--- Begin AVAILABLE DATA ---

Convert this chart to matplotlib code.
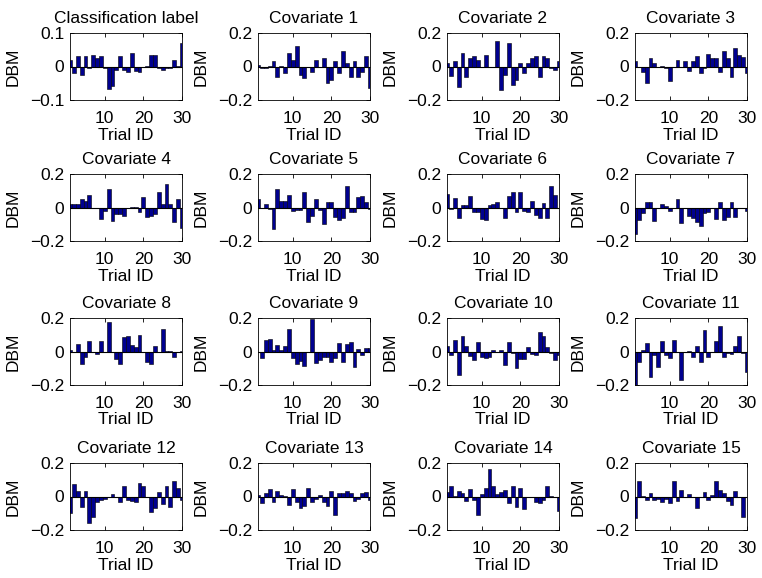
import numpy as np
import matplotlib.pyplot as plt

plt.rcParams['font.family'] = ['Liberation Sans', 'DejaVu Sans']

trial_id = np.arange(1, 31)

titles = ['Classification label'] + ['Covariate %d' % k for k in range(1, 16)]

class_label = [0.02, -0.02, 0.03, -0.025, 0.03, -0.005, 0.035, 0.025, 0.03, -0.003,
               -0.068, -0.058, -0.01, 0.03, -0.01, -0.015, 0.04, -0.012, -0.015, 0.0,
               0.002, 0.035, 0.035, -0.005, -0.01, -0.005, -0.005, 0.02, 0.002, 0.07]
cov1 = [0.01, -0.01, -0.01, 0.005, 0.03, -0.06, 0.005, -0.04, 0.08, 0.04,
        0.125, -0.05, -0.07, 0.0, -0.03, 0.04, 0.0, 0.05, -0.1, -0.08,
        0.03, -0.04, 0.09, 0.02, -0.06, 0.03, -0.06, -0.03, 0.06, -0.13]
cov2 = [0.02, -0.055, 0.03, -0.12, 0.08, -0.06, 0.05, 0.06, 0.04, 0.0,
        0.07, 0.0, 0.0, 0.15, -0.14, -0.05, 0.14, -0.11, -0.08, 0.02,
        -0.04, 0.02, 0.05, 0.06, -0.06, 0.065, 0.05, -0.01, -0.02, 0.03]
cov3 = [0.03, 0.0, -0.03, -0.1, 0.05, 0.02, 0.0, 0.005, -0.01, -0.085,
        0.0, 0.04, 0.0, 0.03, -0.025, 0.03, 0.065, -0.04, -0.01, 0.075,
        0.05, 0.05, -0.03, 0.09, 0.05, -0.06, 0.11, 0.07, 0.055, -0.04]
cov4 = [0.02, 0.02, 0.02, 0.05, 0.04, 0.075, 0.0, 0.0, -0.07, -0.02,
        0.11, -0.08, -0.04, -0.04, -0.05, 0.0, 0.005, 0.005, -0.025, 0.06,
        -0.055, -0.05, -0.04, 0.09, 0.02, 0.14, 0.02, -0.085, 0.05, -0.12]
cov5 = [0.05, 0.0, 0.02, -0.01, -0.13, 0.11, 0.04, 0.04, 0.075, -0.02,
        -0.015, -0.015, 0.095, -0.085, -0.05, 0.05, -0.015, -0.1, 0.03, 0.035,
        -0.055, -0.075, -0.06, 0.13, -0.025, -0.025, 0.06, 0.07, 0.03, -0.01]
cov6 = [0.08, -0.01, 0.055, -0.06, 0.015, 0.015, 0.07, -0.025, -0.025, -0.07,
        -0.075, 0.015, 0.02, 0.03, 0.0, -0.065, 0.07, 0.09, -0.025, 0.09,
        -0.02, -0.025, 0.04, -0.045, -0.065, 0.025, -0.06, 0.13, 0.075, 0.0]
cov7 = [-0.16, -0.075, -0.03, 0.03, 0.03, -0.08, 0.0, 0.02, 0.01, -0.02,
        0.0, 0.05, -0.09, 0.0, -0.05, -0.065, -0.085, -0.11, -0.035, -0.025,
        0.0, -0.07, 0.035, -0.075, -0.055, 0.035, -0.055, 0.0, 0.0, -0.02]
cov8 = [0.01, 0.0, 0.045, -0.075, -0.03, 0.06, 0.0, -0.015, 0.06, 0.0,
        0.175, 0.0, -0.045, -0.075, 0.085, 0.09, 0.04, 0.025, 0.1, 0.0,
        -0.065, -0.075, 0.03, -0.005, 0.135, 0.005, 0.005, -0.03, 0.0, 0.005]
cov9 = [0.0, -0.04, 0.07, 0.075, 0.01, 0.04, 0.01, 0.035, 0.135, -0.04,
        -0.075, -0.055, -0.085, 0.0, 0.195, -0.07, -0.05, -0.03, -0.03, -0.065,
        -0.04, 0.05, -0.06, 0.045, 0.055, -0.09, 0.015, -0.02, 0.02, 0.02]
cov10 = [0.035, -0.02, 0.07, -0.14, 0.09, 0.035, -0.025, -0.05, 0.055, -0.035,
         -0.04, -0.03, 0.01, 0.0, 0.01, -0.08, 0.055, -0.01, -0.1, -0.045,
         -0.045, 0.025, -0.015, -0.02, 0.115, 0.09, 0.025, -0.01, -0.05, -0.02]
cov11 = [-0.2, -0.06, 0.01, 0.05, -0.15, -0.02, -0.09, 0.06, -0.02, -0.04,
         0.07, 0.0, -0.17, 0.0, 0.005, -0.035, 0.03, -0.06, 0.13, -0.03,
         0.0, 0.06, 0.15, -0.03, -0.01, -0.015, 0.035, 0.09, -0.01, -0.12]
cov12 = [-0.1, 0.075, 0.03, -0.06, 0.035, -0.16, -0.12, -0.035, -0.02, -0.015,
         0.0, 0.015, 0.0, -0.03, 0.06, -0.02, -0.025, -0.035, 0.08, 0.065,
         0.0, -0.09, -0.07, 0.025, -0.045, 0.06, -0.065, 0.09, 0.05, -0.02]
cov13 = [0.01, -0.04, 0.02, 0.045, -0.03, 0.035, 0.01, 0.005, -0.05, 0.045,
         -0.035, -0.07, -0.055, 0.05, -0.03, -0.015, 0.01, -0.035, -0.055, 0.03,
         -0.11, 0.02, 0.02, 0.035, 0.02, -0.025, -0.015, 0.02, 0.025, -0.02]
cov14 = [0.025, 0.065, 0.005, 0.035, 0.02, -0.025, 0.045, -0.02, -0.11, 0.015,
         0.05, 0.165, 0.065, 0.015, 0.025, 0.04, -0.04, 0.065, -0.065, 0.05,
         -0.075, 0.0, 0.0, -0.035, -0.04, -0.02, 0.06, 0.005, 0.0, -0.085]
cov15 = [-0.13, 0.09, 0.005, -0.02, 0.02, -0.02, -0.015, -0.035, -0.015, -0.04,
         0.09, -0.025, 0.04, 0.0, 0.015, 0.0, -0.07, 0.0, 0.025, -0.02,
         0.01, 0.09, 0.04, 0.02, -0.025, -0.05, 0.03, 0.0, -0.12, 0.0]

series = [class_label, cov1, cov2, cov3, cov4, cov5, cov6, cov7,
          cov8, cov9, cov10, cov11, cov12, cov13, cov14, cov15]

W, H = 762, 578
fig = plt.figure(figsize=(W / 100, H / 100), dpi=100)

# axes boxes in pixels
lefts = [70, 258, 447, 635]
tops = [33, 174, 318, 463]
aw, ah = 112, 67

for k, (title, vals) in enumerate(zip(titles, series)):
    r, c = divmod(k, 4)
    ax = fig.add_axes([lefts[c] / W, 1 - (tops[r] + ah) / H, aw / W, ah / H])
    ax.bar(trial_id, vals, width=1.0, color=(0, 0, 0.5625), edgecolor='k', linewidth=0.4)
    ax.axhline(0, color='k', lw=0.8)
    ax.set_xlim(1, 30)
    lim = 0.1 if k == 0 else 0.2
    ax.set_ylim(-lim, lim)
    ax.set_yticks([-lim, 0, lim])
    ax.set_yticklabels(['\u2212%g' % lim, '0', '%g' % lim])
    ax.set_xticks([10, 20, 30])
    ax.tick_params(direction='in', top=True, right=True, length=3, width=0.6, labelsize=12.5)
    ax.tick_params(axis='x', pad=8)
    ax.tick_params(axis='y', pad=4)
    for s in ax.spines.values():
        s.set_linewidth(0.6)
    ax.set_title(title, fontsize=12.5, pad=7)
    ax.set_ylabel('DBM', fontsize=12.5, labelpad=7)
    ax.set_xlabel('Trial ID', fontsize=12.5, labelpad=1)

plt.savefig('out.png', dpi=100)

--- End AVAILABLE DATA ---

§ **JOB**
Reproduce the material above from its first line through the line containing "titles = ['Classification", both ends included, and skip every picture.

§ **FINISHED ANSWER**
Convert this chart to matplotlib code.
import numpy as np
import matplotlib.pyplot as plt

plt.rcParams['font.family'] = ['Liberation Sans', 'DejaVu Sans']

trial_id = np.arange(1, 31)

titles = ['Classification label'] + ['Covariate %d' % k for k in range(1, 16)]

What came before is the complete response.